Performing with a theatrical flair, and with complex rhythmic patterns and a sound which vaguely recalled both Indonesian gamelan and Pacific drums, From Scratch toured the world playing festivals, recorded initially for Flying Nun, and were the subject of a number of documentaries, notably Drum/Sing by Gregor Nicholas.
Their album Songs for Heroes (Dadson, Neville Hall who had been the saxophonist in the pop group Peking Man, James McCarthy and Walter Muller) is a continuous piece in eight sections and was dedicated to Auckland Sufi teacher Abdullah Duggan. The album pays tribute to spiritual heroes -- Rumi, Rinzai, Black Elk, Lao Tse, Buddha and many others -- and as with Gitbox Rebellion's album, it received wide praise.

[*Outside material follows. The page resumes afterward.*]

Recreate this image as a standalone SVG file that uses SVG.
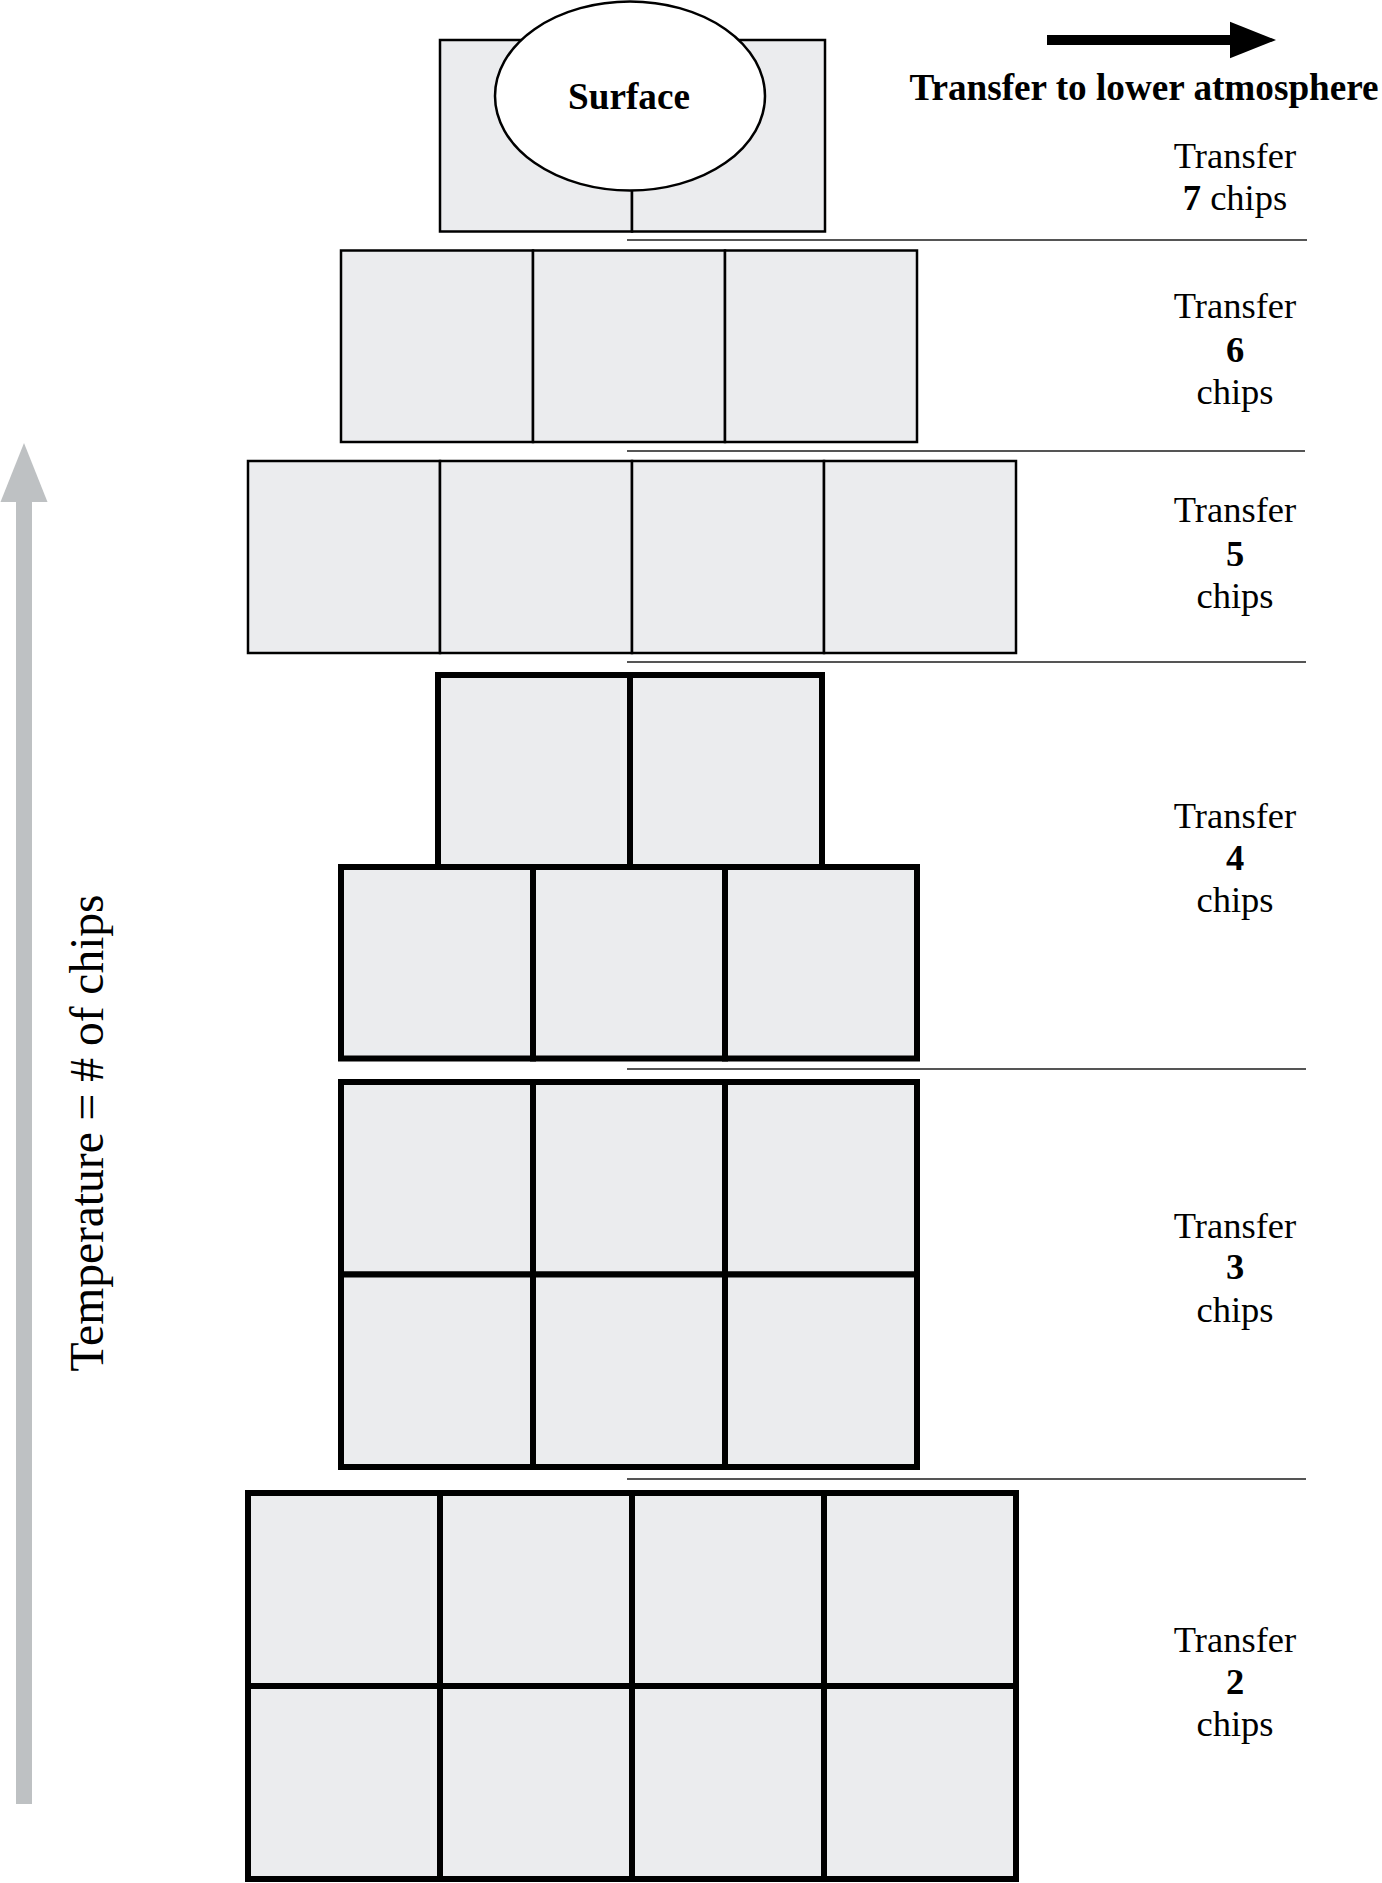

Repackaged in an even more handsome cover than the original, it is a landmark recording for New Zealand music which, while global in outlook also speaks eloquently of New Zealand's place in the Pacific.
By some subtle stretching of "anniversary", Rattle also re-presents a remastered edition of the exceptional '94 album Te Ku Te Whe by Hirini Melbourne and Richard Nunns which, perhaps for the first time, introduced the sound of traditional Maori instruments to a wider audience. (See here.)
That this album should have won a gold disc is indicative of how people were curious about these rare, earthy and often otherworldy sounds.
This album had a profound influence on many young composers and Maori artists who began incorporating the sounds of these instruments into their own work and in '06 -- three years after the death of Melbourne -- the material was remixed for the album Te Whaiao by electronica artists such as Pitch Black, Rhian Sheehan, Chris Macro and Salmonella Dub.
So, within a few years of establishing itself Rattle had presented innovative and important albms by a guitar ensemble, a percussion group and two musicians playing traditional Maori instruments.
Their mandate was wide open and in subsequent year the label recorded important New Zealand composers such as John Psathas, Gillian Whitehead and Jack Body, music at the interface of jazz and Maori cultures, pianist Michael Houstoun . . .
Twenty years ago Rattle released two albums in the same year. In 2011 the release schedule shows 18 albums either out there or on the starting blocks.
And among them is the daringly innovative Ancient Astronaut Theory by Canadian composer Dave Lisik and Richard Nunns.
Another boundary ignored and explored.